La superwoman absolue, Alexandra David-Néel, née en 1868 et décédée en 1969 (oui, elle vécut 101 ans). Exploratrice, écrivain, chanteuse d'opéra, journaliste, convertie au bouddhisme dès ses 21 ans après un passage remarqué chez les francs-maçons... Avant d'entamer ses grands périples elle s'initie patiemment au sanscrit et au tibétain et, en 1924, elle est la première femme occidentale qui parvient à atteindre Lhassa, la capitale spirituelle du Tibet.

Les voyages aventureux conservent ! Sa cadette, Ella Maillart, née en 1904 vivra 94 ans et, dès le mileu des années 30, elle sillonne à son tour, avec les moyens du bord ou en Ford torpédo, les pistes d'une Asie encore largement inexplorée. Au retour, photos, articles de presse ou récits de voyage lui permettent de faire partager au grand public une existence hors du commun.

Plus proche de nous et moins célèbre que ses consoeurs, car décédée accidentellement à 27 ans, Isabelle Eberhardt rompit elle aussi très tôt avec la vie confortable et sédentaire à laquelle son milieu privilégié la destinait. Dès ses 20 ans, elle part nomadiser à travers les vastes plateaux algériens et marocains, se convertit à l'islam et se marie avec un Arabe. Elle n'en garde pas moins son autonomie, et pour faciliter ses périples, s'habille en homme."

Maxime

"Après ce trio de femmes intrépides, je vais encore passer pour le macho de service, mais tant pis... Et puis, certains me reprocheront également de n'avoir jamais su établir de frontière nette entre mon boulot et ma vie privée... Je jure pourtant que le bouquin qui m'a le mieux tenu en haleine durant toutes ces années n'est pas un thriller, mais un essai de Robert Fisk : La Grande Guerre pour la civilisation : l'Occident à la conquête du Moyen-Orient (1979-2005)".

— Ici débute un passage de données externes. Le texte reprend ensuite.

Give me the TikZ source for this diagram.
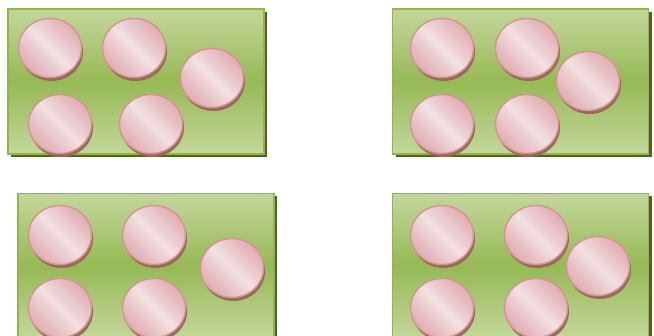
\documentclass[tikz,border=0pt]{standalone}
\usetikzlibrary{shapes.geometric,shadows}
\definecolor{greenlight}{RGB}{196,215,155}
\definecolor{greenmid}{RGB}{150,185,85}
\definecolor{greenline}{RGB}{145,180,75}
\definecolor{greendark}{RGB}{79,98,40}
\definecolor{coinpink}{RGB}{224,172,177}
\definecolor{coinlight}{RGB}{242,224,226}
\definecolor{coinline}{RGB}{214,146,148}
\definecolor{rimbrown}{RGB}{150,108,88}

\begin{document}
\begin{tikzpicture}[
    x=1pt, y=-1pt,
    panel/.style={rectangle, draw=greenline, line width=1.2pt,
                  minimum width=256pt, minimum height=145pt,
                  top color=greenlight, bottom color=greenlight, middle color=greenmid,
                  drop shadow={shadow xshift=3pt, shadow yshift=-3pt,
                               fill=greendark, opacity=1}},
    coin/.style={ellipse, draw=coinline, line width=1.4pt, inner sep=0pt,
                 minimum width=63pt, minimum height=59pt,
                 left color=coinpink, right color=coinpink, middle color=coinlight,
                 shading angle=135,
                 drop shadow={shadow xshift=1.5pt, shadow yshift=-3.5pt,
                              fill=rimbrown, opacity=1}}
  ]
  \clip (0,0) rectangle (654,336);
  \useasboundingbox (0,0) rectangle (654,336);

  % top left
  \node[panel] (tl) at (136,81.5) {};
  \node[coin] (tl1) at (50,48) {};
  \node[coin] (tl2) at (134,48) {};
  \node[coin] (tl3) at (212,78) {};
  \node[coin] (tl4) at (60,124) {};
  \node[coin] (tl5) at (151,124) {};

  % top right
  \node[panel] (tr) at (520.5,81.5) {};
  \node[coin] (tr1) at (442,48) {};
  \node[coin] (tr2) at (527,48) {};
  \node[coin] (tr3) at (588,81) {};
  \node[coin] (tr4) at (442,124) {};
  \node[coin] (tr5) at (527,124) {};

  % bottom left
  \node[panel] (bl) at (146,266) {};
  \node[coin] (bl1) at (60,235) {};
  \node[coin] (bl2) at (154,235) {};
  \node[coin] (bl3) at (232,268) {};
  \node[coin] (bl4) at (60,308) {};
  \node[coin] (bl5) at (154,308) {};

  % bottom right
  \node[panel] (br) at (520.5,266) {};
  \node[coin] (br1) at (442,235) {};
  \node[coin] (br2) at (536,235) {};
  \node[coin] (br3) at (598,266) {};
  \node[coin] (br4) at (442,308) {};
  \node[coin] (br5) at (536,308) {};
\end{tikzpicture}
\end{document}
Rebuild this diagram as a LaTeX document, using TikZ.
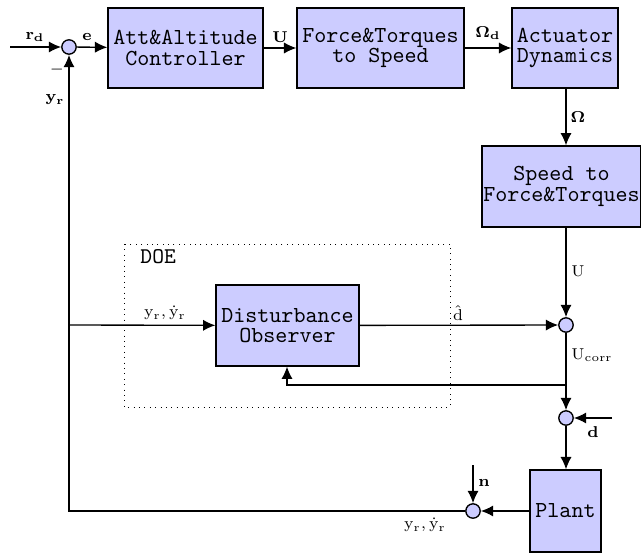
\documentclass[tikz,border=0pt]{standalone}
\usetikzlibrary{arrows.meta}
\begin{document}
\begin{tikzpicture}[x=0.445pt,y=-0.445pt,
  blk/.style={draw,fill=blue!20,semithick,inner sep=0pt,align=center,
    font=\ttfamily\fontsize{10.2}{9}\selectfont,minimum height=35.6pt},
  sumc/.style={draw,fill=blue!20,circle,semithick,inner sep=0pt,minimum size=6.4pt},
  lab/.style={font=\scriptsize,inner sep=1pt},
  con/.style={semithick,-{Latex[length=5.5pt,width=5pt]}},
  ln/.style={semithick}]
\useasboundingbox (0,0) rectangle (641,554);
% blocks
\node[blk,minimum width=69pt] (ctrl) at (185.5,48) {Att\&Altitude\\Controller};
\node[blk,minimum width=74.3pt] (fts) at (380.5,48) {Force\&Torques\\to Speed};
\node[blk,minimum width=47.2pt] (act) at (565,48) {Actuator\\Dynamics};
\node[blk,minimum width=70.8pt,minimum height=36pt] (stf) at (561.5,186.5) {Speed to\\Force\&Torques};
\node[blk,minimum width=63.6pt,minimum height=36pt] (dob) at (287.5,325.5) {Disturbance\\Observer};
\node[blk,minimum width=31.6pt,minimum height=36.5pt] (plant) at (565.5,511) {Plant};
% sums
\node[sumc] (s1) at (69,47) {};
\node[sumc] (s2) at (566,325) {};
\node[sumc] (s3) at (566,418) {};
\node[sumc] (s4) at (473,511) {};
% DOE box
\draw[dotted] (124,244) rectangle (450,407);
\node[font=\ttfamily,anchor=west,inner sep=0pt] (doe) at (140,257) {DOE};
% coordinates
\coordinate (in) at (10,47);
\coordinate (din) at (612,418);
\coordinate (nin) at (473,465);
\coordinate (fbc) at (69,511);
\coordinate (fbm) at (69,325);
\coordinate (br) at (566,385);
\coordinate (brl) at (287,385);
% connectors
\draw[con] (in) -- (s1);
\draw[con] (s1) -- (ctrl);
\draw[con] (ctrl) -- (fts);
\draw[con] (fts) -- (act);
\draw[con] (act.south -| s2) -- (stf.north -| s2);
\draw[con] (stf.south -| s2) -- (s2);
\draw[con] (fbm) -- (dob);
\draw[con] (dob) -- (s2);
\draw[con] (s2) -- (s3);
\draw[con] (br) -- (brl) -- (dob.south -| brl);
\draw[con] (din) -- (s3);
\draw[con] (s3) -- (plant.north -| s3);
\draw[con] (plant) -- (s4);
\draw[con] (nin) -- (s4);
\draw[con] (s4) -- (fbc) -- (s1);
% labels
\node[lab] (lrd) at (35,37) {$\mathbf{r_d}$};
\node[lab] (le) at (87,37) {$\mathbf{e}$};
\node[lab] (lm) at (57,70) {$\mathbf{-}$};
\node[lab] (lyr) at (55,100) {$\mathbf{y_r}$};
\node[lab] (lu1) at (280,37) {$\mathbf{U}$};
\node[lab] (lod) at (488,33) {$\mathbf{\Omega_d}$};
\node[lab] (lom) at (578,117) {$\mathbf{\Omega}$};
\node[lab] (lu2) at (578,271) {$\mathrm{U}$};
\node[lab] (lyy) at (165,313) {$\mathrm{y_r,\dot y_r}$};
\node[lab] (ldh) at (458,313) {$\mathrm{\hat d}$};
\node[lab] (luc) at (592,355) {$\mathrm{U_{corr}}$};
\node[lab] (ld) at (593,432) {$\mathbf{d}$};
\node[lab] (ln) at (484,483) {$\mathbf{n}$};
\node[lab] (lyy2) at (425,525) {$\mathrm{y_r,\dot y_r}$};
\end{tikzpicture}
\end{document}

Oui, cet ouvrage m'a réellement fasciné durant des années, je confirme. Car malgré ses mille pages imprimées bien serré, je l'ai relu plusieurs fois, de bout en bout. Et si les Bush junior ou Tony Blair en avaient fait de même, nous n'aurions pas aujourd'hui à faire semblant de lutter contre un terrifiant "Etat islamique" (expression qui devrait d'ailleurs être bannie de nos journaux puisqu'il ne s'agit pas d'un Etat, et que la majorité des musulmans émettent de sérieux doutes sur sa prétendue islamité).

Car Robert Fisk est sans doute le meilleur spécialiste actuel du monde arabo-musulman. Il parle l'arabe et a passé l'essentiel de sa vie à zigzaguer entre Beyrouth, Damas, Bagdad, Téhéran et l'Afghanistan, en tant que correspondant permanent pour le journal anglais The Independant.

Il est le seul Européen à être parvenu à interwiever la totalité des leaders musulmans qui ont façonné le Moyen-Orient actuel : l'imam Khomeiny, Yasser Arafat et même Oussama Ben Laden, qu'il a rencontré à trois reprises.

Ses connaissances sur la complexité de la culture arabo-musulmane sont précieuses. Et, si elles ne permettent hélas par de sortir comme par magie du chaos actuel, elles proposent au moins quelques pistes de réflexion pour s'en extirper à moyen terme."